NOTES/QUOTES/PLAYERS TO WATCH
-- Jaylon Redd, WR: While Redd might Oregon’s most improved player, he’s definitely got the trust of quarterback Justin Herbert. Redd leads the Ducks in catches (5) and touchdowns (3) and is averaging a whopping 23.4 yards per catch. Although smaller in stature, Redd shows great speed combined with balance that makes it difficult to get him off route. He’s a mismatch in the slot and going up against a San Jose State defense that surrenders 433 yards per game, Redd could be in line to add to his totals among the nation’s best.

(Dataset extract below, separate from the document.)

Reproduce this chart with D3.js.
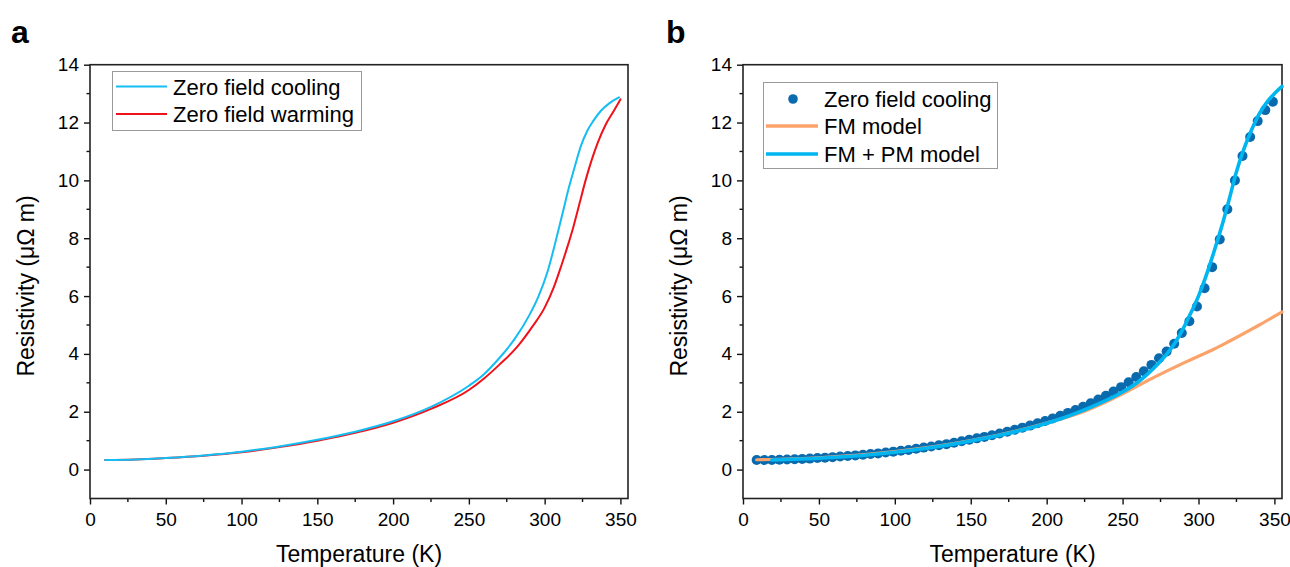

-- Travis Dye, RB: Dye burst onto the scene last week, literally. He had four carries for 58 yards past week, but it was his 49-yard touchdown run that people remember most. Dye took a handoff in the third quarter and once through the line, showed tremendous burst to outrun the Portland State secondary. What made it more impressive was that two Viking defenders had the bead on Dye, but his burst was so effective, they didn’t lay a hand on them. Dye’s continued improvement could be a very nice option with conference pay coming up.
-- Kaulana Apelu, LB: Despite his diminutive size and injury-riddled history, Apelu has been a bright spot on Oregon’s defense to begin the year. Listed at 5-foot-10, 208 pounds, Apelu has been playing much bigger than his size. He’s done a good job of shedding off blockers to make plays while also holding his ground and forcing opponents to his teammates. His 13 tackles are tied for second on the team and he has 2.0 tackles for loss as well. With all the attention focused on fellow middle linebacker and preseason all-American Troy Dye, Apelu has done a good job of making a name for himself.

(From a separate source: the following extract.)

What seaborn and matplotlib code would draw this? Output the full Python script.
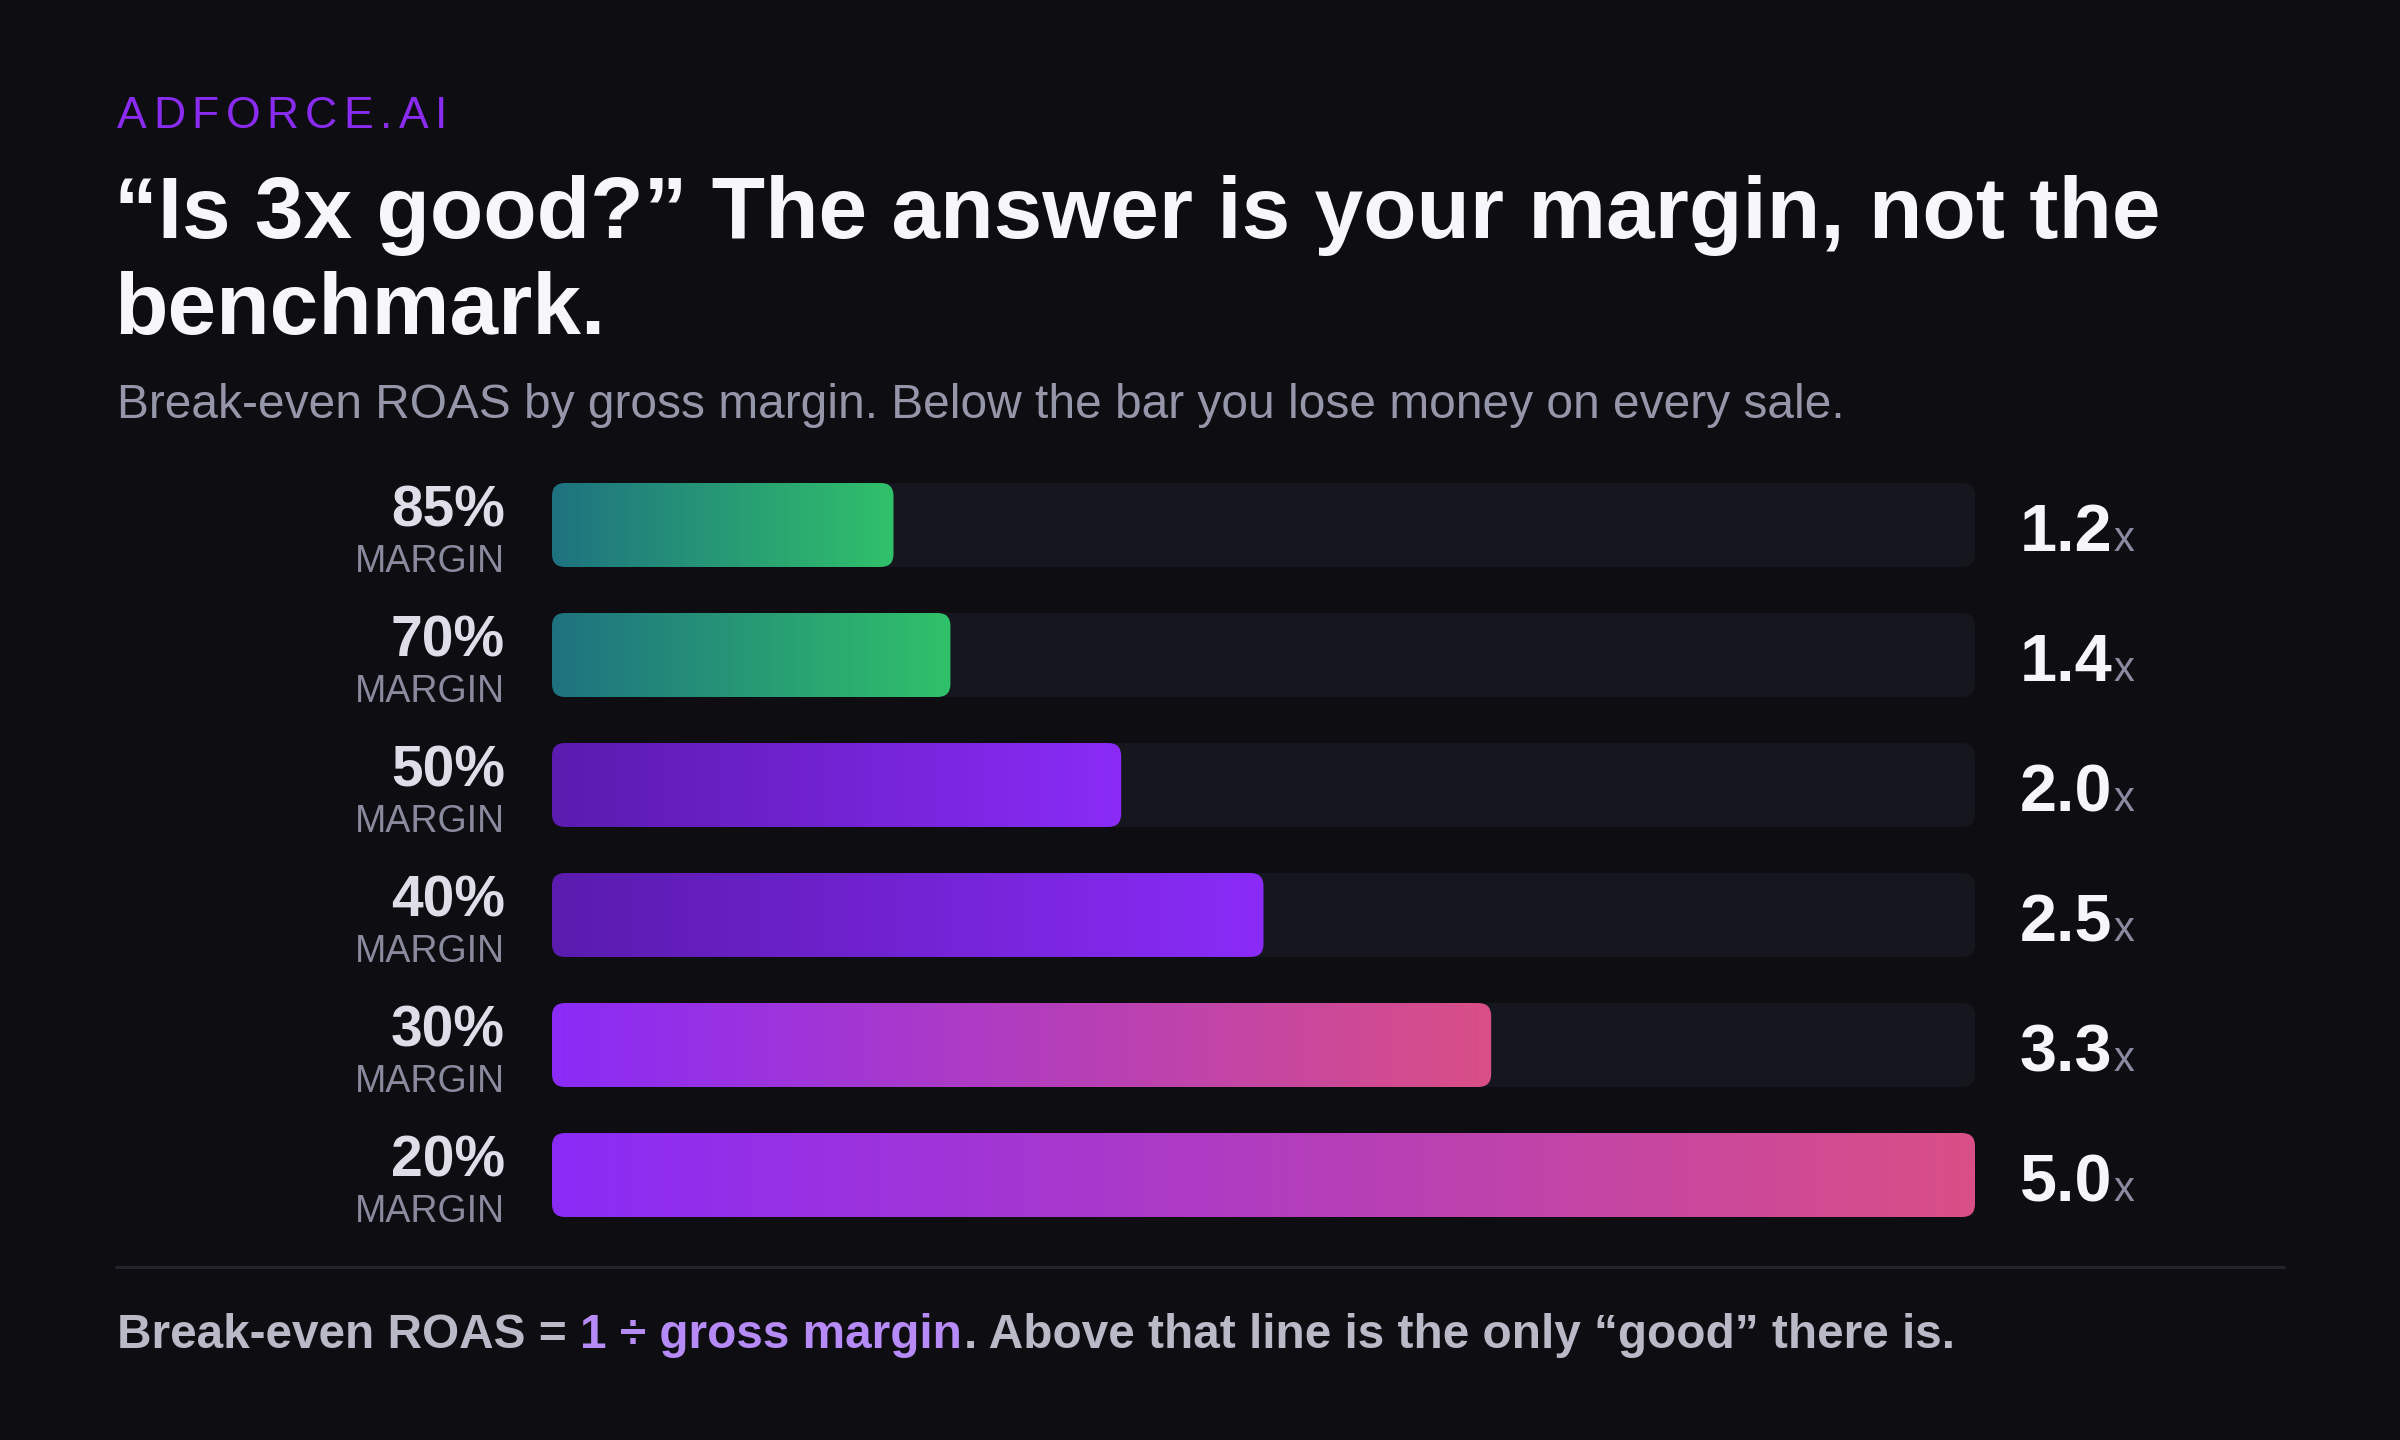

-- Jevon Holland, S: Just a freshman, Holland has drawn raves from coaches and players for his intelligence on the field and how quickly he’s picked up the playbook. It shows on the field as Holland is rarely out of place on the field and is now making plays. Standing 6-foot-1, 192 pounds, Holland provides a physical presence for the backend of Oregon’s defense and his ability to cover tight ends is imperative for the Ducks’ success.
Series History: 12-6 Oregon. The Ducks currently own a three-game win streak in the series with the last victory (and meeting) coming in 1998, which Oregon won 58-3. The quarterback for San Jose State during that game was Marcus Arroyo, Oregon’s current offensive coordinator.
Note to Quote: “I think he’s the best quarterback in the country — he’s got a great combination of arm talent and touch… he’s a big body who can see the field well and move,” San Jose State head coach Brent Brennan said of Oregon quarterback Justin Herbert. “He’s a fantastic player and he deserves all the appreciation and love that he’s getting.”
STRATEGY AND PERSONNEL/GAME BREAKDOWN
Key Matchup:Oregon’s Pass Defense vs. San Jose State Pass Offense
For the second week in a row, Oregon’s pass defense will have a tall order to defend, literally. After dealing with Portland State tight end Charlie Taumoepeau last week, the Ducks now get to face San Jose State tight end Josh Oliver, one of the better plays in the nation at his position.
"He's a really good player… he's a big target with a big catch radius," Cristobal said. “The tight end is by far one of their best players — he presents a challenge to us, one our guys are looking forward to responding to."
Oliver is the nation’s leader in total catches and yards for a tight end, totaling 13 receptions for 137 yards. Listed at 6-foot-5, 250 pounds, Oliver is a legit NFL prospect who has the potential to take over a game.
That could be trouble for Oregon after the Ducks struggled defending Taumoepeau last week. He finished the game with five catches for 125 yards and two scores. The Ducks didn’t have the size or physicality to truly matchup with Taumoepeau, and that could spell trouble when Oliver comes to town.
The Ducks must find a way to defend Oliver and keep him from going off and fueling the Spartans offense.
Safety Jevon Holland did a good job when he played last week against Portland State and listed at 6-foot-1, 192 pounds, he’s the most physically imposing cornerback Oregon has. Another option is linebacker Lamar Winston Jr., figuring out if he’s comfortable in pass coverage and running with Oliver.
After failing to defend Taumoepeau last week, Oregon must find a way to slow down Oliver in the passing game this week. As of right now, defending tight ends appears to be the Ducks’ weakest link in the pass defense and with Stanford coming to town next week, it won’t get any easier.
Apart from Oliver, the Spartans have wide receiver Bailey Gaither. Gaither, who has eight catches for 140 yards and two touchdowns on the year, is a very nice compliment to Oliver when he draws double-teams.
Combined, these two could give Oregon fits on the defensive side of the ball and make this game a lot closer than it should be.